Perspective projection

Please help me understand this:
I am working on an application that uses perspective projection using:

glMatrixMode(GL_PROJECTION);
glLoadIdentity();
gluPerspective(fFOV, fAspect , fNearPlane, fFarPlane);
with the fFOV = 45 degrees. fNearPlane = 0.1 and fFarPlane = 500.

I can place an object (rectangle) and see it rendered on screen. What I am trying to do is place it somewhere along the Z-axis so that all the four corners fit the four corners of the screen.
What is the math required for this ? I know the size of the viewport as well.

gluPerspective fFOV is the vertical fov.
So you have fFOV/2 above and below the view center.
Lets put the rectangle at distance zdist from the camera.
Then its height should be :

tan(fFOV/2)*zdist = h/2
h = tan(fFOV/2)*zdist/2

and width should be :
w = h*viewportw/viewporth

It works beuatifully. Thank you.

Height = tan((fFOV * M_PI/ 180)/2.0) * (mTranslateZ) * 2 ;
Width = Height * viewport[2] / viewport[3] ;

Viewport is obtained by:

GLint viewport[4];
glGetIntegerv(GL_VIEWPORT,viewport);

Thank you for your help.

Hello,

I have a similar problem where I wish to draw a one by one rectangle in the top left corner of the screen at a given depth.

Computing the width / height at a given depth gives the top-left max visible point of that plane.

y = Height / 2.0f; // positive
x = Width / 2.0f; // negative since 0, 0 is the center of the screen.

However drawing from that point doesn’t show anything on the screen.

I assume this point is visible since it would be on the border of the clipping planes and I draw toward the center of the screen, am I correct? The resulting drawing should be inside the clipping volume.

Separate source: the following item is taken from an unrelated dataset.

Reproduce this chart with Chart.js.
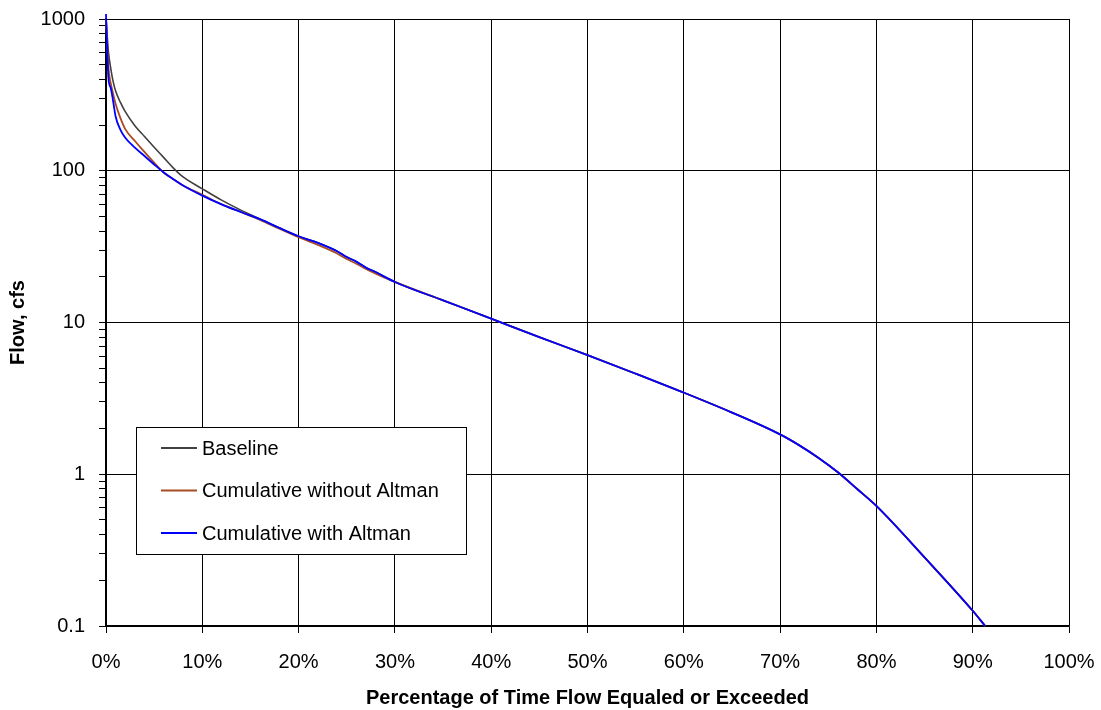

Any ideas? (I am using glRect to draw)

a) be sure that your model view matrix is an identity
b) your point should be these
xCorner =-width * .5f;
yCorner = height * .5f;
xRect = xCorner + delta;
yRect = yCorner - delta;

And if you really want to use glRect (that is deprecated) you should call it like this in order to have the normal facing the camera.
glRect(xCorner, yRect, xRect, yCorner);

Hello,

Thank you for your response.

Two things:
a) I am not sure to understand why my matrix should be an identity. You were right it wasn’t. I translated the modelview matrix 20 unity forward.

I computed the height and width when the translation was done. Shouldn’t it work?

I mean the volume doesn’t change if I am 20 unit forward in the volume, right? I assumed when the drawing is over that I look from the identity matrix.

Maybe I am using the modelview matrix incorrectly. I thought that once the volume is built thanks to the projection matrix, I could position my object inside it and always view them.

The idea behind my example was to draw a rectangle of a fixed size, let say 5 x 10 and position it at a certain depth at the top left corner. Depending on the depth level I could then add others rectangles so I could fill the screen, but always using the initial value of the rectangle 5 x 10.
i.e. at a translation of n units forward z I could draw 10 rectangles on the same row and at a translation of 2n units forward z I could draw 20 rectangles on the same row.

b) I am using a book (OpenGL SuperBible), and it is using glRect (in the first chapters for now), what is the new alternative?